Doing it manually for every sheet, then having to redo it, instead of using the PNG script we have, for every edit, is just a big pain.

And getting something like Puppeteer to do that in the script, when we have multiple charts in each tab, is difficult as how can it know which charts to select and now. That's why the current script does it based on publish URL where there's only one chart.

The other option is to just use (very optimised) PNGs? As shown above they may be "good enough" and I did question the value of the heavy, heavy sheet embeds previously in #826

RReverser commented 2 years ago

And getting something like Puppeteer to do that in the script, when we have multiple charts in each tab, is difficult as how can it know which charts to select and now. T

I've briefly looked at downloaded URLs when clicked through "Download as SVG".

Here's the general spreadsheet URL:

https://docs.google.com/spreadsheets/d/1IMa2SbdQgshb4pGWF1KOh9s4zMtLbRymWZGYjdaatXY/

Here's the SVG export URL:

https://docs.google.com/spreadsheets/d/1IMa2SbdQgshb4pGWF1KOh9s4zMtLbRymWZGYjdaatXY/embed/oimg?id=1IMa2SbdQgshb4pGWF1KOh9s4zMtLbRymWZGYjdaatXY&oid=341129382&disposition=ATTACHMENT&bo=false&filetype=svg&zx=2r8vgzixkzbu

And here's URL we use right now in iframe:

...
  chart_url="https://docs.google.com/spreadsheets/d/e/2PACX-1vT6yhkn3lw148YQQHLoqA71NIsZLSSoBtgFmd_hRyhcmyPl2OpLyuOjUBk64I5DLE_grN8esL8oA3zt/pubchart?oid=341129382&format=interactive",
...

By cross-referencing those with each other, it's clear that in SVG export URL:

All in all, it seems fairly easy to automate generation of such SVG URL out of all the embed URLs we already have.

RReverser commented 2 years ago

Looks like we can even remove disposition=ATTACHMENT param and avoid the download logic - instead, image is served with correct Content-Type so we could hotlink to those SVGs directly if we wanted that (although they're not optimized, so maybe best to keep this limited to development only).

https://docs.google.com/spreadsheets/d/1IMa2SbdQgshb4pGWF1KOh9s4zMtLbRymWZGYjdaatXY/embed/oimg?id=1IMa2SbdQgshb4pGWF1KOh9s4zMtLbRymWZGYjdaatXY&oid=341129382&bo=false&filetype=svg
tunetheweb commented 2 years ago

All in all, it seems fairly easy to automate generation of such SVG URL out of all the embed URLs we already have.

Now you're getting me excited!!!

Cause at the very least that would save us the compression step.

Now if we could just replicate the hover effects (basically the only bit of interactivity the embeds give us) then we could serve JUST the SVG.
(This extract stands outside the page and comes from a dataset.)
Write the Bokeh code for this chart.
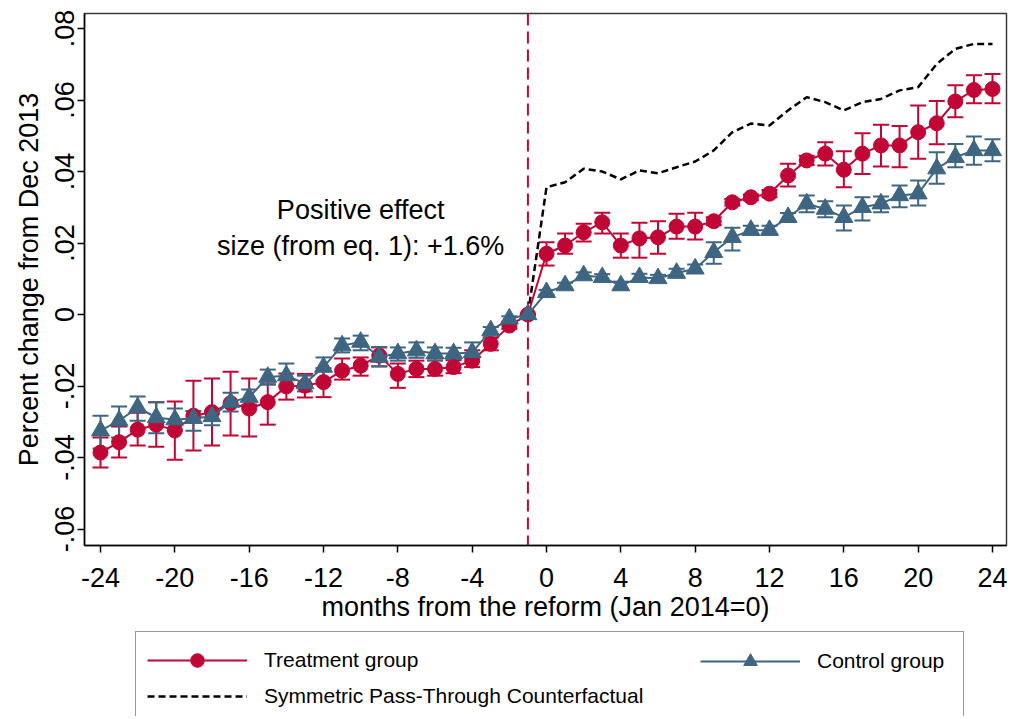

Time to dig up that SVG book on my bookshelf I've been meaning to find time to dig through...

RReverser commented 2 years ago

Hehe, good luck :) I'd send a PR myself at least for the initial step of using SVG instead of PNG, but there's so little time and so much to do 😅

RReverser commented 2 years ago

Cause at the very least that would save us the compression step.

Quick note: I think we'd still want compression, but via SVGOMG / SVGO instead of Calibre. The SVG charts exported from Sheets directly are not optimized, unfortunately:

image (5)

max-ostapenko commented 1 year ago

PNG vs SVG export:

Am I missing something? @tunetheweb @RReverser


Otherwise, here is an option how we could migrate to generated SVG charts:

  1. Use standalone Google Charts for rendering.
  2. Extend figure_markup elements to provide chat configs, example:
    {{ figure_markup(
    image="cmp-services.svg",
    caption="Most common Consent Management Platform (CMP) services.",
    description="Bar chart showing the most common CMP services. The CMP service CookieYes was found on 2.0% desktop and 2.1% mobile sites respectively, the Osano service on 1.4% and 1.4%, OneTrust on 1.2% and 0.9%, Cookiebot on 1.0% and 0.8%, Cookie Notice on 0.6% and 0.6%, iubenda on 0.5% and 0.5%, Complianz on 0.5% and 0.5%, Moove GDPR Consent on 0.4% and 0.4%, Quantcast Choice on 0.4% and 0.4%, and finally Borlabs Cookie was present on 0.2% and 0.3% sites.",
    sql_file="number_of_websites_using_each_cmp.sql",
    id="fig-1",
    chart_config={
        chartType: "BarChart",
        dataSourceUrl:
          "https://docs.google.com/spreadsheets/d/1iJqj3g0VEjpmjzvtX6VLeRehE7LDQGcw6lOadxGxkjk/gviz/tq?gid=2107042211&range=G2:I12",
        options: {
          title: "Most common CMP services",
          subtitle: "Web Almanac 2022: Privacy",
          height: 371,
          vAxis: {
            title: "CMP service"
          },
          hAxis: {
            title: "Percentage of pages"
          }
        }
      }
    )
    }}

    It could look something like this: https://glitch.com/edit/#!/mahogany-transparent-dracopelta I've moved most of the chart attributes into configuration template so that analysts focus on data and chart/axis titles, and everything else is optional.

I think preparing charts in markdown instead of Google Sheets may help make a smoother transition between analysis and content.